— Begin SUPPLIED INFORMATION —

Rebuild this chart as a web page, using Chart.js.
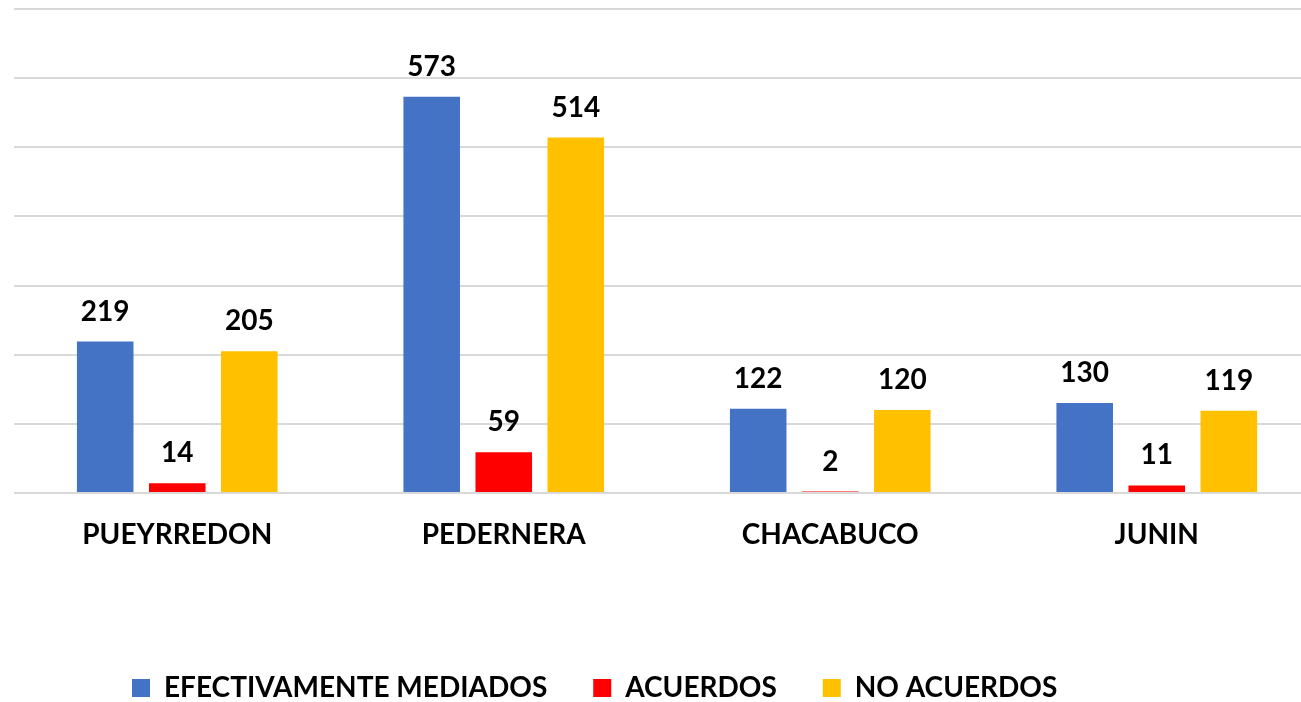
<!DOCTYPE html>
<html>
<head>
<meta charset="utf-8">
<script src="https://cdn.jsdelivr.net/npm/chart.js@4"></script>
<style>
    html, body { margin: 0; padding: 0; background: #fff; overflow: hidden; }
    #wrap { width: 1330px; height: 702px; position: relative; }
</style>
</head>
<body>
<div id="wrap"><canvas id="chart"></canvas></div>
<script>
// data
const categories = ['PUEYRREDON', 'PEDERNERA', 'CHACABUCO', 'JUNIN'];
const mediados = [219, 573, 122, 130];
const acuerdos = [14, 59, 2, 11];
const noAcuerdos = [205, 514, 120, 119];
const seriesNames = ['EFECTIVAMENTE MEDIADOS', 'ACUERDOS', 'NO ACUERDOS'];
const yMax = 700;
const yStep = 100;

const FONT = 'Lato, "Open Sans", sans-serif';
const LEGEND_Y = 688;   // middle of the legend row

// value labels above each bar
const valueLabels = {
    id: 'valueLabels',
    afterDatasetsDraw(chart) {
        const ctx = chart.ctx;
        ctx.save();
        ctx.font = 'bold 28px ' + FONT;
        ctx.fillStyle = '#000';
        ctx.textAlign = 'center';
        ctx.textBaseline = 'alphabetic';
        chart.data.datasets.forEach((ds, i) => {
            chart.getDatasetMeta(i).data.forEach((bar, j) => {
                ctx.fillText(ds.data[j], bar.x, bar.y - 21);
            });
        });
        ctx.restore();
    }
};

// move the legend where the original had it
const legendShift = {
    id: 'legendShift',
    afterLayout(chart) {
        const lg = chart.legend;
        const pad = lg.options.labels.padding;
        const dy = LEGEND_Y - 14 - pad - lg.top;
        const dx = 132 - pad - lg.left;
        lg.left += dx; lg.right += dx;
        lg.top += dy; lg.bottom += dy;
    }
};

new Chart(document.getElementById('chart'), {
    type: 'bar',
    data: {
        labels: categories,
        datasets: [
            { label: seriesNames[0], data: mediados, backgroundColor: '#4472C4' },
            { label: seriesNames[1], data: acuerdos, backgroundColor: '#FF0000' },
            { label: seriesNames[2], data: noAcuerdos, backgroundColor: '#FFC000' }
        ]
    },
    options: {
        responsive: true,
        maintainAspectRatio: false,
        animation: false,
        devicePixelRatio: 1,
        categoryPercentage: 0.662,
        barPercentage: 0.785,
        layout: { padding: { left: 14, right: 10, top: 9, bottom: 0 } },
        plugins: {
            legend: {
                position: 'bottom',
                align: 'start',
                labels: {
                    boxWidth: 18,
                    boxHeight: 18,
                    padding: 46,
                    color: '#000',
                    font: { family: FONT, size: 28, weight: 'bold' }
                }
            },
            tooltip: { enabled: false }
        },
        scales: {
            x: {
                grid: { display: false },
                border: { display: false },
                ticks: {
                    padding: 17,
                    color: '#000',
                    font: { family: FONT, size: 28, weight: 'bold' }
                },
                afterFit(scale) { scale.height = 125; }
            },
            y: {
                min: 0,
                max: yMax,
                ticks: { display: false, stepSize: yStep },
                grid: { color: '#D9D9D9', lineWidth: 2, drawTicks: false },
                border: { display: false }
            }
        }
    },
    plugins: [valueLabels, legendShift]
});
</script>
</body>
</html>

— End SUPPLIED INFORMATION —

§ **TASK PROMPT**: Quote the listing above in full, except for the pictures.

§ **TASK RESULT**:
Rebuild this chart as a web page, using Chart.js.
<!DOCTYPE html>
<html>
<head>
<meta charset="utf-8">
<script src="https://cdn.jsdelivr.net/npm/chart.js@4"></script>
<style>
    html, body { margin: 0; padding: 0; background: #fff; overflow: hidden; }
    #wrap { width: 1330px; height: 702px; position: relative; }
</style>
</head>
<body>
<div id="wrap"><canvas id="chart"></canvas></div>
<script>
// data
const categories = ['PUEYRREDON', 'PEDERNERA', 'CHACABUCO', 'JUNIN'];
const mediados = [219, 573, 122, 130];
const acuerdos = [14, 59, 2, 11];
const noAcuerdos = [205, 514, 120, 119];
const seriesNames = ['EFECTIVAMENTE MEDIADOS', 'ACUERDOS', 'NO ACUERDOS'];
const yMax = 700;
const yStep = 100;

const FONT = 'Lato, "Open Sans", sans-serif';
const LEGEND_Y = 688;   // middle of the legend row

// value labels above each bar
const valueLabels = {
    id: 'valueLabels',
    afterDatasetsDraw(chart) {
        const ctx = chart.ctx;
        ctx.save();
        ctx.font = 'bold 28px ' + FONT;
        ctx.fillStyle = '#000';
        ctx.textAlign = 'center';
        ctx.textBaseline = 'alphabetic';
        chart.data.datasets.forEach((ds, i) => {
            chart.getDatasetMeta(i).data.forEach((bar, j) => {
                ctx.fillText(ds.data[j], bar.x, bar.y - 21);
            });
        });
        ctx.restore();
    }
};

// move the legend where the original had it
const legendShift = {
    id: 'legendShift',
    afterLayout(chart) {
        const lg = chart.legend;
        const pad = lg.options.labels.padding;
        const dy = LEGEND_Y - 14 - pad - lg.top;
        const dx = 132 - pad - lg.left;
        lg.left += dx; lg.right += dx;
        lg.top += dy; lg.bottom += dy;
    }
};

new Chart(document.getElementById('chart'), {
    type: 'bar',
    data: {
        labels: categories,
        datasets: [
            { label: seriesNames[0], data: mediados, backgroundColor: '#4472C4' },
            { label: seriesNames[1], data: acuerdos, backgroundColor: '#FF0000' },
            { label: seriesNames[2], data: noAcuerdos, backgroundColor: '#FFC000' }
        ]
    },
    options: {
        responsive: true,
        maintainAspectRatio: false,
        animation: false,
        devicePixelRatio: 1,
        categoryPercentage: 0.662,
        barPercentage: 0.785,
        layout: { padding: { left: 14, right: 10, top: 9, bottom: 0 } },
        plugins: {
            legend: {
                position: 'bottom',
                align: 'start',
                labels: {
                    boxWidth: 18,
                    boxHeight: 18,
                    padding: 46,
                    color: '#000',
                    font: { family: FONT, size: 28, weight: 'bold' }
                }
            },
            tooltip: { enabled: false }
        },
        scales: {
            x: {
                grid: { display: false },
                border: { display: false },
                ticks: {
                    padding: 17,
                    color: '#000',
                    font: { family: FONT, size: 28, weight: 'bold' }
                },
                afterFit(scale) { scale.height = 125; }
            },
            y: {
                min: 0,
                max: yMax,
                ticks: { display: false, stepSize: yStep },
                grid: { color: '#D9D9D9', lineWidth: 2, drawTicks: false },
                border: { display: false }
            }
        }
    },
    plugins: [valueLabels, legendShift]
});
</script>
</body>
</html>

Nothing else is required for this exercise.